Here’s a little more to the story in seven vignettes of life at Beta Sig.
- After Getting Approval from the UCONN administration to take over one of the new housing units, we were able to gain acceptance from the other fraternities because we had a stockpile of musical groups that were available for parties. Our musician members, led by Donny Conn, helped to get entertainment for these parties. In addition, we had a number of members who were outstanding athletes so we shined in intramural basketball and track.
- Picketing the Barber Shop. There was one barber shop among a few stores on the south end of the campus. In our attempt to further our cause, we decided to picket the barber shop because they didn’t want to cut the hair of our black members. So we mounted a picket line and were immensely proud of ourselves for creating a stir and making a statement. We were brought back to earth when some of our black members said, “Why did you bother? They don’t know how to cut our hair. We’d rather go into Hartford to get a haircut.”
- The Great Debate. When I was president, about 1953, someone (don’t remember who) proposed we install a quota system to limit the number of members by religious or racial preferences. It was a contentious proposal and sparked a series of very heated debates. Some of the discourse got really hot and I was concerned it would tear things apart. Fortunately, when it came to a vote, the quota system idea was soundly defeated.
- Robert Wagner—yes, the famous actor and the young star of the movie Blue Moon—came to dinner with Robert Benchly. Wagner was our age so it was an exciting evening.
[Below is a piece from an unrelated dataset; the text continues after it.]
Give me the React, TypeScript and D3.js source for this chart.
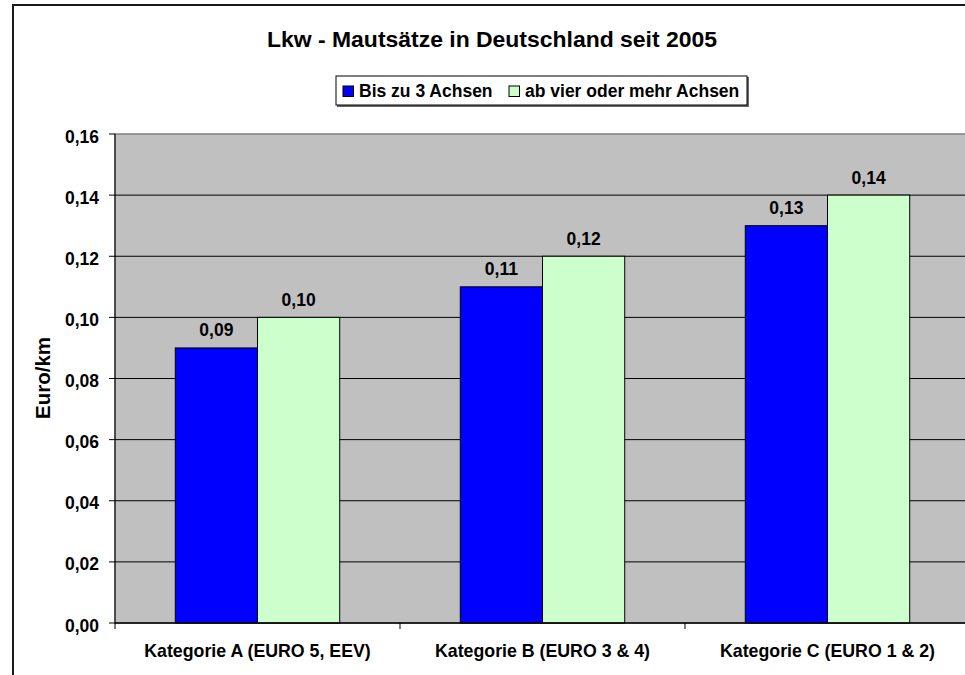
import React from "react";
import * as d3 from "d3";

const categories = ["Kategorie A (EURO 5, EEV)", "Kategorie B (EURO 3 & 4)", "Kategorie C (EURO 1 & 2)"];
const seriesNames = ["Bis zu 3 Achsen", "ab vier oder mehr Achsen"];
const seriesColors = ["#0000FF", "#CCFFCC"];
const bis3 = [0.09, 0.11, 0.13];
const ab4 = [0.1, 0.12, 0.14];
const yTicks = [0, 0.02, 0.04, 0.06, 0.08, 0.1, 0.12, 0.14, 0.16];
const title = "Lkw - Mautsätze in Deutschland seit 2005";
const yTitle = "Euro/km";

const W = 965;
const H = 675;
const plot = { left: 115, top: 134, right: 970, bottom: 623 };
const font = "'Liberation Sans', Arial, Helvetica, sans-serif";
const fmt = (v: number) => v.toFixed(2).replace(".", ",");

export default function App() {
  const series = [bis3, ab4];
  const x = d3.scaleBand<string>().domain(categories).range([plot.left, plot.right]).paddingInner(0).paddingOuter(0);
  const y = d3.scaleLinear().domain([0, 0.16]).range([plot.bottom, plot.top]);
  const bw = x.bandwidth();
  const barW = bw * 0.2885;
  const xs = d3.scaleBand<number>().domain([0, 1]).range([-barW, barW]);
  const legendX = [343, 509];

  return (
    <svg width={W} height={H} style={{ position: "absolute", left: 0, top: 0, background: "#fff" }}>
      <rect x={13} y={5} width={W + 20} height={H + 20} fill="#fff" stroke="#1a1a1a" strokeWidth={2} />
      <text x={492} y={47} textAnchor="middle" fontFamily={font} fontWeight="bold" fontSize={21.5} textLength={450} lengthAdjust="spacingAndGlyphs">
        {title}
      </text>
      {/* legend */}
      <g>
        <rect x={337} y={77} width={412} height={30} fill="#666" />
        <rect x={336} y={76} width={411} height={29} fill="#fff" stroke="#000" strokeWidth={1} />
        {seriesNames.map((n, i) => (
          <g key={n}>
            <rect x={legendX[i]} y={86} width={10.5} height={10.5} fill={seriesColors[i]} stroke="#000" strokeWidth={1} />
            <text x={legendX[i] + 16} y={97} fontFamily={font} fontWeight="bold" fontSize={17.5}>
              {n}
            </text>
          </g>
        ))}
      </g>
      {/* plot */}
      <rect x={plot.left} y={plot.top} width={plot.right - plot.left} height={plot.bottom - plot.top} fill="#C0C0C0" stroke="#808080" strokeWidth={1.5} />
      {yTicks.map((t) => (
        <g key={t}>
          {t > 0 && t < 0.16 && <line x1={plot.left} x2={plot.right} y1={y(t)} y2={y(t)} stroke="#000" strokeWidth={1} />}
          <line x1={109} x2={plot.left} y1={y(t)} y2={y(t)} stroke="#000" strokeWidth={1} />
          <text x={99} y={y(t) + 8.5} textAnchor="end" fontFamily={font} fontWeight="bold" fontSize={17.5}>
            {fmt(t)}
          </text>
        </g>
      ))}
      {categories.map((c, ci) => (
        <g key={c}>
          {series.map((s, si) => {
            const cx = (x(c) as number) + bw / 2;
            const bx = cx + (xs(si) as number);
            return (
              <g key={si}>
                <rect x={bx} y={y(s[ci])} width={xs.bandwidth()} height={y(0) - y(s[ci])} fill={seriesColors[si]} stroke="#000" strokeWidth={1} />
                <text x={bx + xs.bandwidth() / 2} y={y(s[ci]) - 11.5} textAnchor="middle" fontFamily={font} fontWeight="bold" fontSize={17.5}>
                  {fmt(s[ci])}
                </text>
              </g>
            );
          })}
          <line x1={x(c) as number} x2={x(c) as number} y1={plot.bottom} y2={plot.bottom + 6} stroke="#000" />
          <text x={(x(c) as number) + bw / 2} y={657} textAnchor="middle" fontFamily={font} fontWeight="bold" fontSize={17.75}>
            {c}
          </text>
        </g>
      ))}
      <line x1={plot.left} x2={plot.right} y1={plot.bottom} y2={plot.bottom} stroke="#000" strokeWidth={1.5} />
      <line x1={plot.left} x2={plot.left} y1={plot.top} y2={plot.bottom} stroke="#000" strokeWidth={1} />
      <text transform={`translate(50,378) rotate(-90)`} textAnchor="middle" fontFamily={font} fontWeight="bold" fontSize={20.5}>
        {yTitle}
      </text>
    </svg>
  );
}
- Myron “Buzzy” Bazarian, one of our member’s who was a classical music student needed to make some extra cash so he would occasionally play in one of Donny’s musical groups. The only problem was he didn’t have his own bass. An elaborate scheme was hatched where Buzzy, with two helpers, would jimmy open a basement window at the music building so a bass could be borrowed for the evening. The bass was returned the next day exactly the same way. It was a successful caper, never to be exposed.
- Not To Be Outdone by all the other fraternities, we felt we had to have an induction ceremony for our new pledges. It was led by our prankster-in-chief, Donny Conn. The only difference was this became a comical satire of pledge induction ceremonies. Everyone was laughing so hard, we never saw anyone get inducted.
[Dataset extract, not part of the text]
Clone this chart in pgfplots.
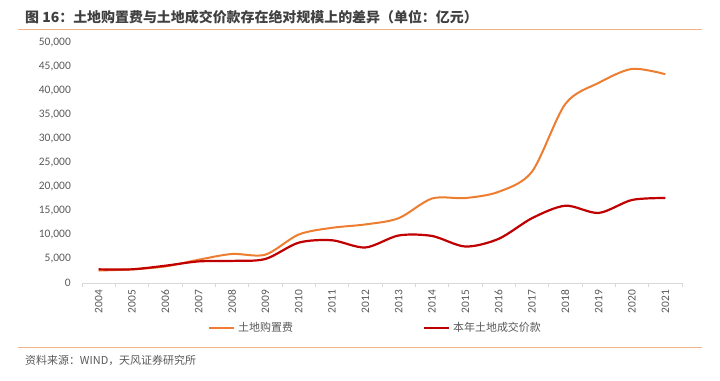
\documentclass[border=0pt]{standalone}
\usepackage{fontspec}
\setmainfont{Noto Sans CJK SC}
\newfontfamily\numfont{Carlito}
\usepackage{pgfplots}
\pgfplotsset{compat=1.18}
\definecolor{orgline}{HTML}{ED7D31}
\definecolor{redline}{HTML}{C00000}
\definecolor{rulecol}{HTML}{F4B183}
\definecolor{txt}{HTML}{595959}
\definecolor{ttl}{HTML}{404040}
\definecolor{axisgrey}{HTML}{D9D9D9}
\begin{document}
\begin{tikzpicture}
\path[use as bounding box] (0bp,0bp) rectangle (720bp,381bp);
\node[anchor=west, font=\bfseries\fontsize{14}{16}\selectfont, text=ttl, inner sep=0pt] at (25bp,364bp) {图 16：土地购置费与土地成交价款存在绝对规模上的差异（单位：亿元）};
\node[anchor=west, inner sep=0pt] at (18bp,351.7bp) {\textcolor{rulecol}{\rule{684bp}{1.4bp}}};
\node[anchor=west, inner sep=0pt] at (18bp,33.7bp) {\textcolor{rulecol}{\rule{684bp}{1.4bp}}};
\node[anchor=west, font=\fontsize{11}{13}\selectfont, text=txt, inner sep=0pt] at (25bp,21bp) {资料来源：WIND，天风证券研究所};
\begin{axis}[
  at={(82bp,98bp)}, anchor=south west,
  scale only axis, width=600bp, height=240bp,
  xmin=-0.5, xmax=17.5, ymin=0, ymax=50000,
  axis x line*=bottom, axis y line*=left,
  x axis line style={draw=axisgrey, line width=0.8bp},
  y axis line style={draw=none},
  xtick={0,...,17},
  xticklabels={2004,2005,2006,2007,2008,2009,2010,2011,2012,2013,2014,2015,2016,2017,2018,2019,2020,2021},
  major tick length=0pt,
  xticklabel style={rotate=90, anchor=east, inner xsep=7bp, inner ysep=0pt, font=\numfont\fontsize{11.5}{13}\selectfont, text=txt},
  extra x ticks={-0.5,0.5,...,17.5},
  extra x tick labels={},
  extra x tick style={major tick length=4bp, tick align=outside, tick style={draw=axisgrey, line width=0.8bp}},
  ytick={0,5000,...,50000},
  scaled y ticks=false,
  yticklabel style={anchor=east, inner sep=0pt, xshift=-11bp, font=\numfont\fontsize{11.5}{13}\selectfont, text=txt},
  /pgf/number format/.cd, 1000 sep={,}, assume math mode=true,
  /pgfplots/.cd,
  legend columns=2,
  legend style={draw=none, fill=none, at={(0.21,-0.1875)}, anchor=west, inner sep=0pt,
    font=\fontsize{11}{13}\selectfont, text=txt,
    nodes={inner xsep=3bp, inner ysep=0pt},
    /tikz/every even column/.append style={column sep=127bp}},
  legend image code/.code={\draw[#1] (0bp,0bp) -- (25bp,0bp);},
]
\addplot[orgline, line width=2bp, smooth, tension=0.5] coordinates {
(0,2600) (1,2850) (2,3450) (3,4850) (4,6050) (5,5900) (6,10100) (7,11500) (8,12200) (9,13500) (10,17600) (11,17700) (12,19000) (13,23200) (14,37300) (15,41700) (16,44600) (17,43500)};
\addlegendentry{土地购置费}
\addplot[redline, line width=2.2bp, smooth, tension=0.5] coordinates {
(0,2850) (1,2850) (2,3600) (3,4500) (4,4600) (5,5000) (6,8400) (7,8900) (8,7400) (9,9900) (10,9800) (11,7600) (12,9200) (13,13500) (14,16100) (15,14600) (16,17300) (17,17700)};
\addlegendentry{本年土地成交价款}
\end{axis}
\end{tikzpicture}
\end{document}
- In 1953, We Helped encourage and support the founding of a Delta Pi, a women’s sorority based on the same principles of equality as Beta Sig. We now had two successful living models on the UCONN campus.
Beta Sigma and Delta Pi closed their doors in the late sixties after almost two decades in existence. Explanations for their demise vary, but enrollments declined as the Viet Nam War and political unrest raged. It was a time when interest in Greek organizations on campus waned and Beta Sig and Delta Pi had no large national organization for support.
Some might ask, “Does It Matter”? Yes, the experiment worked. Every day we learn of another hateful act of violence or divisive language fueling clashing ideologies across America. Somehow the need for tolerance and understanding through personal engagement with those of differing views seems very relevant indeed. Although Beta Sig and Delta Pi no longer exist in brick and mortar, their spirit prevails. Bravo for the good guys.
Sad to report, the light of my good friend and founder of Beta Sig, Donny Conn, passed away recently, on September 2nd.